* _Short problem_: Make an exact transcription of the material, leaving out all images.

* _Collected material_:
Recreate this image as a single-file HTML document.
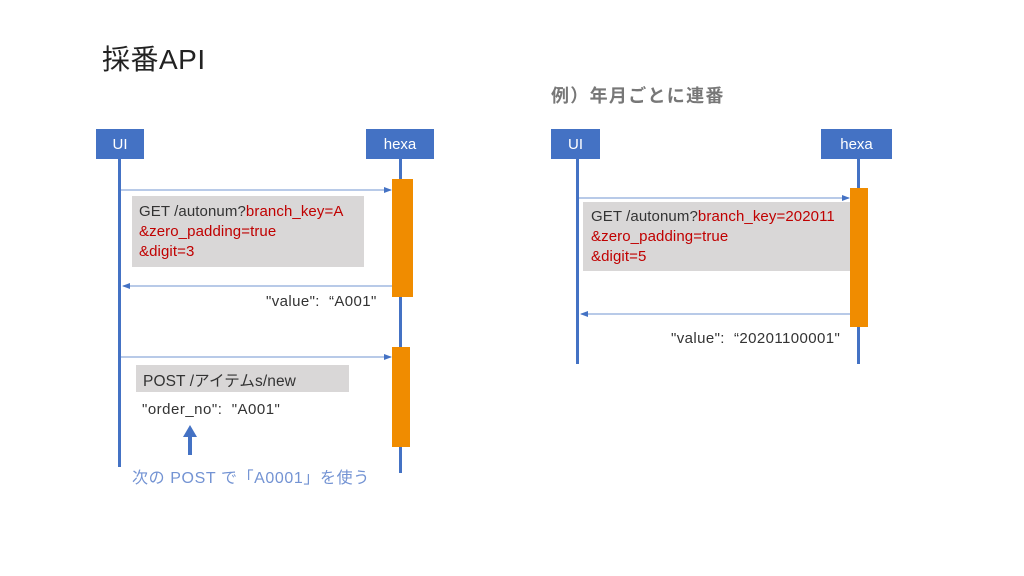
<!DOCTYPE html>
<html><head><meta charset="utf-8"><style>
body{margin:0;width:1024px;height:576px;background:#fff;position:relative;overflow:hidden;font-family:"Liberation Sans","Noto Sans CJK JP",sans-serif}
.a{position:absolute}
.box{position:absolute;background:#4472c4;color:#fff;font-size:15px;display:flex;align-items:center;justify-content:center}
.ll{position:absolute;width:3px;background:#4472c4}
.or{position:absolute;background:#f08c00}
.g{position:absolute;background:#d9d7d7}
.t{position:absolute;font-size:15px;color:#333;white-space:nowrap;letter-spacing:0.1px}
.r{color:#c00000}
</style></head><body>
<div class="t" style="left:102px;top:38px;font-size:28px;color:#222;letter-spacing:0.5px">採番API</div>
<div class="t" style="left:551px;top:82px;font-size:18px;font-weight:bold;color:#777;letter-spacing:1.3px">例）年月ごとに連番</div>

<div class="ll" style="left:118px;top:159px;height:308px"></div>
<div class="ll" style="left:399px;top:159px;height:314px"></div>
<div class="box" style="left:96px;top:129px;width:48px;height:30px">UI</div>
<div class="box" style="left:366px;top:129px;width:68px;height:30px">hexa</div>
<div class="or" style="left:392px;top:179px;width:21px;height:118px"></div>
<div class="or" style="left:392px;top:347px;width:18px;height:100px"></div>
<div class="g" style="left:132px;top:196px;width:232px;height:71px"></div>
<div class="t" style="left:139px;top:202px;line-height:20px">GET /autonum?<span class="r">branch_key=A</span><br><span class="r">&amp;zero_padding=true</span><br><span class="r">&amp;digit=3</span></div>
<div class="t" style="left:266px;top:293px;letter-spacing:0.4px">"value":&nbsp; “A001"</div>
<div class="g" style="left:136px;top:365px;width:213px;height:27px"></div>
<div class="t" style="left:143px;top:369px;font-size:15.5px">POST /アイテムs/new</div>
<div class="t" style="left:142px;top:401px;letter-spacing:0.5px">"order_no":&nbsp; "A001"</div>
<div class="t" style="left:132px;top:464px;font-size:16px;color:#7393d3;letter-spacing:0.6px">次の POST で「A0001」を使う</div>

<div class="ll" style="left:576px;top:159px;height:205px"></div>
<div class="ll" style="left:857px;top:159px;height:205px"></div>
<div class="box" style="left:551px;top:129px;width:49px;height:30px">UI</div>
<div class="box" style="left:821px;top:129px;width:71px;height:30px">hexa</div>
<div class="g" style="left:583px;top:202px;width:267px;height:69px"></div>
<div class="or" style="left:850px;top:188px;width:18px;height:139px"></div>
<div class="t" style="left:591px;top:207px;line-height:20px">GET /autonum?<span class="r">branch_key=202011</span><br><span class="r">&amp;zero_padding=true</span><br><span class="r">&amp;digit=5</span></div>
<div class="t" style="left:671px;top:330px;letter-spacing:0.4px">"value":&nbsp; “20201100001"</div>

<svg class="a" style="left:0;top:0" width="1024" height="576">
<defs><marker id="m" markerWidth="8" markerHeight="8" refX="7" refY="4" orient="auto" markerUnits="userSpaceOnUse"><path d="M0,1 L8,4 L0,7z" fill="#4472c4"/></marker></defs>
<g stroke="#8eaadb" stroke-width="1.3">
<line x1="121" y1="190" x2="391" y2="190" marker-end="url(#m)"/>
<line x1="392" y1="286" x2="123" y2="286" marker-end="url(#m)"/>
<line x1="121" y1="357" x2="391" y2="357" marker-end="url(#m)"/>
<line x1="579" y1="198" x2="849" y2="198" marker-end="url(#m)"/>
<line x1="850" y1="314" x2="581" y2="314" marker-end="url(#m)"/>
</g>
<rect x="188" y="436" width="4" height="19" fill="#4472c4"/>
<path d="M183,437 L190,425 L197,437z" fill="#4472c4"/>
</svg>
</body></html>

* _Result_:
Recreate this image as a single-file HTML document.
<!DOCTYPE html>
<html><head><meta charset="utf-8"><style>
body{margin:0;width:1024px;height:576px;background:#fff;position:relative;overflow:hidden;font-family:"Liberation Sans","Noto Sans CJK JP",sans-serif}
.a{position:absolute}
.box{position:absolute;background:#4472c4;color:#fff;font-size:15px;display:flex;align-items:center;justify-content:center}
.ll{position:absolute;width:3px;background:#4472c4}
.or{position:absolute;background:#f08c00}
.g{position:absolute;background:#d9d7d7}
.t{position:absolute;font-size:15px;color:#333;white-space:nowrap;letter-spacing:0.1px}
.r{color:#c00000}
</style></head><body>
<div class="t" style="left:102px;top:38px;font-size:28px;color:#222;letter-spacing:0.5px">採番API</div>
<div class="t" style="left:551px;top:82px;font-size:18px;font-weight:bold;color:#777;letter-spacing:1.3px">例）年月ごとに連番</div>

<div class="ll" style="left:118px;top:159px;height:308px"></div>
<div class="ll" style="left:399px;top:159px;height:314px"></div>
<div class="box" style="left:96px;top:129px;width:48px;height:30px">UI</div>
<div class="box" style="left:366px;top:129px;width:68px;height:30px">hexa</div>
<div class="or" style="left:392px;top:179px;width:21px;height:118px"></div>
<div class="or" style="left:392px;top:347px;width:18px;height:100px"></div>
<div class="g" style="left:132px;top:196px;width:232px;height:71px"></div>
<div class="t" style="left:139px;top:202px;line-height:20px">GET /autonum?<span class="r">branch_key=A</span><br><span class="r">&amp;zero_padding=true</span><br><span class="r">&amp;digit=3</span></div>
<div class="t" style="left:266px;top:293px;letter-spacing:0.4px">"value":&nbsp; “A001"</div>
<div class="g" style="left:136px;top:365px;width:213px;height:27px"></div>
<div class="t" style="left:143px;top:369px;font-size:15.5px">POST /アイテムs/new</div>
<div class="t" style="left:142px;top:401px;letter-spacing:0.5px">"order_no":&nbsp; "A001"</div>
<div class="t" style="left:132px;top:464px;font-size:16px;color:#7393d3;letter-spacing:0.6px">次の POST で「A0001」を使う</div>

<div class="ll" style="left:576px;top:159px;height:205px"></div>
<div class="ll" style="left:857px;top:159px;height:205px"></div>
<div class="box" style="left:551px;top:129px;width:49px;height:30px">UI</div>
<div class="box" style="left:821px;top:129px;width:71px;height:30px">hexa</div>
<div class="g" style="left:583px;top:202px;width:267px;height:69px"></div>
<div class="or" style="left:850px;top:188px;width:18px;height:139px"></div>
<div class="t" style="left:591px;top:207px;line-height:20px">GET /autonum?<span class="r">branch_key=202011</span><br><span class="r">&amp;zero_padding=true</span><br><span class="r">&amp;digit=5</span></div>
<div class="t" style="left:671px;top:330px;letter-spacing:0.4px">"value":&nbsp; “20201100001"</div>

<svg class="a" style="left:0;top:0" width="1024" height="576">
<defs><marker id="m" markerWidth="8" markerHeight="8" refX="7" refY="4" orient="auto" markerUnits="userSpaceOnUse"><path d="M0,1 L8,4 L0,7z" fill="#4472c4"/></marker></defs>
<g stroke="#8eaadb" stroke-width="1.3">
<line x1="121" y1="190" x2="391" y2="190" marker-end="url(#m)"/>
<line x1="392" y1="286" x2="123" y2="286" marker-end="url(#m)"/>
<line x1="121" y1="357" x2="391" y2="357" marker-end="url(#m)"/>
<line x1="579" y1="198" x2="849" y2="198" marker-end="url(#m)"/>
<line x1="850" y1="314" x2="581" y2="314" marker-end="url(#m)"/>
</g>
<rect x="188" y="436" width="4" height="19" fill="#4472c4"/>
<path d="M183,437 L190,425 L197,437z" fill="#4472c4"/>
</svg>
</body></html>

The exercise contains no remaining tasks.